I think the most interesting thing for me this week, which was highlighted by the Karpathy article, is how much we need to adjust the data we input into a system before creating a machine learning model. A uniformity must exist with a reduction of noise to accurately embody the true answer to the problem we are attempting to solve.
This most acutely reminds me of a Roomba or a robotic vacuum. People, including myself, will sing the praises of owning one of these devices as it keeps the floor clean regularly without the need of external monitoring, to fulfill a role which I would normally take on as I have now two quite furry companions.
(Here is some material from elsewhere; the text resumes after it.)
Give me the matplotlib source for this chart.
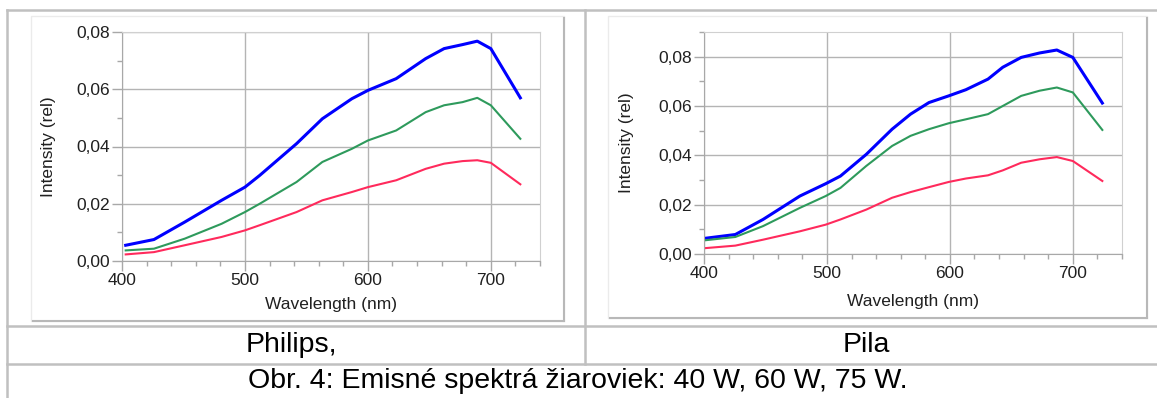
import matplotlib
matplotlib.use("Agg")
import matplotlib.pyplot as plt
import matplotlib.ticker as ticker
from matplotlib.lines import Line2D
from matplotlib.patches import Rectangle

plt.rcParams['font.family'] = ['Liberation Sans', 'DejaVu Sans']

W, H = 1157, 398

# Philips
wl_philips = [403, 426, 451, 481, 500, 512, 542, 563, 587, 600, 623, 647, 662, 677, 689, 700, 724]
philips_75 = [0.0055, 0.0075, 0.0136, 0.0212, 0.0258, 0.0299, 0.0410, 0.0497, 0.0567, 0.0596,
              0.0637, 0.0707, 0.0742, 0.0756, 0.0768, 0.0742, 0.0570]
philips_60 = [0.0037, 0.0043, 0.0078, 0.0130, 0.0171, 0.0200, 0.0276, 0.0346, 0.0392, 0.0421,
              0.0456, 0.0520, 0.0544, 0.0555, 0.0570, 0.0544, 0.0427]
philips_40 = [0.0023, 0.0031, 0.0055, 0.0084, 0.0107, 0.0125, 0.0171, 0.0212, 0.0241, 0.0258,
              0.0282, 0.0322, 0.0340, 0.0349, 0.0352, 0.0343, 0.0268]

# Pila
wl_pila = [401.5, 425.5, 448, 478, 499, 511, 532, 553, 568, 583, 599, 613, 631, 643, 658, 673, 687, 700, 724]
pila_75 = [0.0064, 0.0079, 0.0140, 0.0235, 0.0285, 0.0316, 0.0404, 0.0506, 0.0567, 0.0614,
           0.0641, 0.0666, 0.0709, 0.0757, 0.0797, 0.0815, 0.0827, 0.0797, 0.0612]
pila_60 = [0.0056, 0.0069, 0.0113, 0.0187, 0.0235, 0.0268, 0.0357, 0.0438, 0.0479, 0.0506,
           0.0530, 0.0546, 0.0567, 0.0600, 0.0641, 0.0662, 0.0675, 0.0655, 0.0503]
pila_40 = [0.0024, 0.0034, 0.0058, 0.0092, 0.0119, 0.0140, 0.0180, 0.0228, 0.0251, 0.0271,
           0.0292, 0.0306, 0.0319, 0.0339, 0.0370, 0.0384, 0.0393, 0.0377, 0.0296]

names = ['Philips,', 'Pila']
caption = 'Obr. 4: Emisné spektrá žiaroviek: 40 W, 60 W, 75 W.'


def px(x, y):
    return x / W, 1 - y / H


def hline(x0, x1, y, c='#c0c0c0', lw=1.8):
    fig.add_artist(Line2D([x0 / W, x1 / W], [1 - y / H, 1 - y / H], color=c, lw=lw))


def vline(x, y0, y1, c='#c0c0c0', lw=1.8):
    fig.add_artist(Line2D([x / W, x / W], [1 - y0 / H, 1 - y1 / H], color=c, lw=lw))


def frame(x0, y0, x1, y1):
    fig.add_artist(Rectangle(px(x0, y1), (x1 - x0) / W, (y1 - y0) / H,
                             fill=False, ec='#ebebeb', lw=1.0))
    hline(x0 + 2, x1, y1, c='#b8b8b8', lw=1.5)
    vline(x1, y0 + 2, y1, c='#b8b8b8', lw=1.5)


def chart(rect, wl, s75, s60, s40, ytop, lab_x, lab_y):
    ax = fig.add_axes(rect)
    ax.plot(wl, s75, color='#0000ff', lw=2.2, solid_joinstyle='round')
    ax.plot(wl, s60, color='#2e9a5c', lw=1.5, solid_joinstyle='round')
    ax.plot(wl, s40, color='#ff2a5c', lw=1.5, solid_joinstyle='round')
    ax.set_xlim(400, 740)
    ax.set_ylim(0, ytop)
    ax.xaxis.set_major_locator(ticker.MultipleLocator(100))
    ax.xaxis.set_minor_locator(ticker.MultipleLocator(20))
    ax.yaxis.set_major_locator(ticker.MultipleLocator(0.02))
    ax.yaxis.set_minor_locator(ticker.MultipleLocator(0.01))
    ax.yaxis.set_major_formatter(ticker.FuncFormatter(lambda v, p: f"{v:.2f}".replace('.', ',')))
    ax.grid(which='major', color='#b4b4b4', lw=1.0)
    ax.set_axisbelow(True)
    ax.tick_params(which='major', length=7, width=1, color='#a8a8a8', labelsize=12.5,
                   labelcolor='#202020', pad=1.5)
    ax.tick_params(which='minor', length=3.5, width=1, color='#a8a8a8')
    for s in ['top', 'right']:
        ax.spines[s].set_color('#d0d0d0')
    for s in ['left', 'bottom']:
        ax.spines[s].set_color('#a8a8a8')
    ax.set_xlabel('Wavelength (nm)', fontsize=12.5, color='#202020', va='center')
    ax.set_ylabel('Intensity (rel)', fontsize=12.5, color='#202020', va='center')
    ax.xaxis.set_label_coords(0.5, lab_y)
    ax.yaxis.set_label_coords(lab_x, 0.5)
    return ax


fig = plt.figure(figsize=(W / 100, H / 100), dpi=100)

# table borders
hline(7, W, 10)
vline(7, 10, H)
hline(7, W, 326)
hline(7, W, 364)
vline(585, 10, 364)

frame(31, 16, 564, 321)
frame(608, 16, 1147, 318)

chart([122 / W, 1 - 261 / H, 418 / W, 229 / H], wl_philips, philips_75, philips_60, philips_40,
      0.08, -0.175, -0.19)
chart([704 / W, 1 - 254 / H, 418 / W, 222 / H], wl_pila, pila_75, pila_60, pila_40,
      0.09, -0.185, -0.215)

fig.text(291 / W, 1 - 345 / H, names[0], ha='center', va='center', fontsize=20.5)
fig.text(866 / W, 1 - 345 / H, names[1], ha='center', va='center', fontsize=20.5)
fig.text(578 / W, 1 - 381 / H, caption, ha='center', va='center', fontsize=20.5)

fig.savefig('out.png', dpi=100)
The thing about the vacuums though is that I have to make sure everything that I don’t want it to run into is off the floor, that there is no water abounding, that there isn’t any string to get caught up in it’s gears or motors. Essentially I have made my apartment a system in which the robot vacuum can work in peace without any obstruction.
The same goes for this learning model which Karpathy uses. These photos are taken and cleaned in some way to create a uniformity which the system itself can understand and process, with anything deviating from that uniformity not being captured.
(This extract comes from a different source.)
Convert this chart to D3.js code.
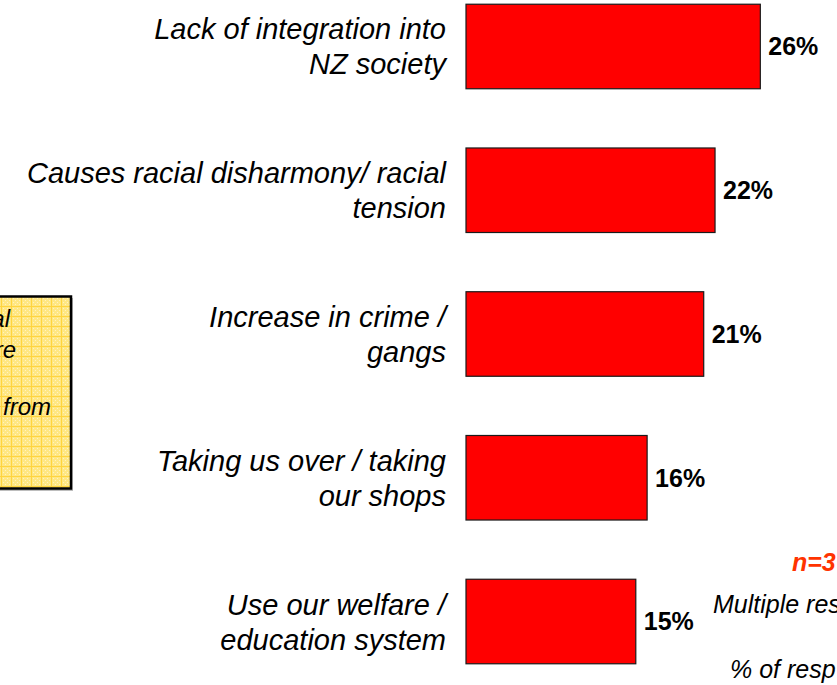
<!DOCTYPE html>
<html>
<head>
<meta charset="utf-8">
<script src="https://cdn.jsdelivr.net/npm/d3@7"></script>
<style>
  html, body { margin: 0; padding: 0; background: #fff; overflow: hidden; }
  svg { display: block; font-family: "Liberation Sans", Arial, Helvetica, sans-serif; }
</style>
</head>
<body>
<svg id="chart" width="837" height="685"></svg>
<script>
// ---- data ----
const categories = [
  "Lack of integration into NZ society",
  "Causes racial disharmony/ racial tension",
  "Increase in crime / gangs",
  "Taking us over / taking our shops",
  "Use our welfare / education system"
];
const labelLines = [
  ["Lack of integration into", "NZ society"],
  ["Causes racial disharmony/ racial", "tension"],
  ["Increase in crime /", "gangs"],
  ["Taking us over / taking", "our shops"],
  ["Use our welfare /", "education system"]
];
const values = [26, 22, 21, 16, 15];
const valueLabels = ["26%", "22%", "21%", "16%", "15%"];
const noteLines = ["al", "re", "from"];
const sampleText = "n=3";
const footLines = ["Multiple res", "% of resp"];

// ---- drawing ----
const W = 837, H = 685;
const svg = d3.select("#chart");

const x = d3.scaleLinear().domain([0, 30]).range([466, 466 + 339.6]);
const y = d3.scaleBand().domain(categories).range([-55, 723])
  .paddingInner(0.412).paddingOuter(0.412);

// yellow note box (mostly off-canvas on the left)
const defs = svg.append("defs");
const pat = defs.append("pattern").attr("id", "grid")
  .attr("patternUnits", "userSpaceOnUse").attr("width", 10).attr("height", 10)
  .attr("x", 1).attr("y", 296);
pat.append("rect").attr("width", 10).attr("height", 10).attr("fill", "#FFE783");
for (let i = 0; i < 10; i += 2) {
  for (let j = 0; j < 10; j += 2) {
    if ((i + j) % 4 === 0) pat.append("rect").attr("x", i).attr("y", j)
      .attr("width", 1).attr("height", 1).attr("fill", "#FFF3C0");
  }
}
pat.append("rect").attr("x", 0).attr("y", 0).attr("width", 10).attr("height", 1).attr("fill", "#FFD43E");
pat.append("rect").attr("x", 0).attr("y", 0).attr("width", 1).attr("height", 10).attr("fill", "#FFD43E");

svg.append("rect").attr("x", -200).attr("y", 298).attr("width", 273).attr("height", 193)
  .attr("fill", "#bdbdbd");
svg.append("rect").attr("x", -200).attr("y", 296.5).attr("width", 271).attr("height", 192)
  .attr("fill", "url(#grid)").attr("stroke", "#000").attr("stroke-width", 2.5);

const noteEnds = [10, 16, 51];
const noteBase = [327, 358, 415];
svg.append("g").selectAll("text").data(noteLines).join("text")
  .attr("x", (d, i) => noteEnds[i]).attr("y", (d, i) => noteBase[i])
  .attr("text-anchor", "end").attr("font-style", "italic").attr("font-size", 24)
  .attr("fill", "#000").text(d => d);

// bars
svg.append("g").selectAll("rect").data(values).join("rect")
  .attr("x", x(0))
  .attr("y", (d, i) => y(categories[i]))
  .attr("width", d => x(d) - x(0))
  .attr("height", y.bandwidth())
  .attr("fill", "#FF0000")
  .attr("stroke", "#1a1a1a").attr("stroke-width", 1.2);

// value labels
svg.append("g").selectAll("text").data(values).join("text")
  .attr("x", d => x(d) + 8)
  .attr("y", (d, i) => y(categories[i]) + y.bandwidth() / 2)
  .attr("dy", "0.35em")
  .attr("font-weight", "bold").attr("font-size", 25).attr("fill", "#000")
  .text((d, i) => valueLabels[i]);

// category labels
const lab = svg.append("g").selectAll("text").data(labelLines).join("text")
  .attr("text-anchor", "end").attr("font-style", "italic").attr("font-size", 29)
  .attr("fill", "#000");
lab.each(function(lines, i) {
  const cy = y(categories[i]) + y.bandwidth() / 2;
  d3.select(this).selectAll("tspan").data(lines).join("tspan")
    .attr("x", 446).attr("y", (d, k) => cy - 7 + k * 35).text(d => d);
});

// right-side notes
svg.append("text").attr("x", 792).attr("y", 571)
  .attr("font-weight", "bold").attr("font-style", "italic").attr("font-size", 25)
  .attr("fill", "#FF3300").text(sampleText);
svg.append("text").attr("x", 713).attr("y", 613)
  .attr("font-style", "italic").attr("font-size", 25).attr("fill", "#000").text(footLines[0]);
svg.append("text").attr("x", 730).attr("y", 678)
  .attr("font-style", "italic").attr("font-size", 25).attr("fill", "#000").text(footLines[1]);
</script>
</body>
</html>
What does this tell us about the pictures? That the system knows how to pick out certain types of well done and popular made photos which people have uploaded on the internet. This is amazing! Though does it teach us anything about the photos themselves or how to take photos? No, as these are techniques that could be learned by studying photography and design.
What I worry about is not clean practices of learning by the messiness of the world. Something has to give, will the world become more orderly to accommodate the model? Or will the model eventually be strong enough to be able to handle the messiness of the world? I am sure it’s somewhere in between but it will be interesting where we will find ourselves on that spectrum.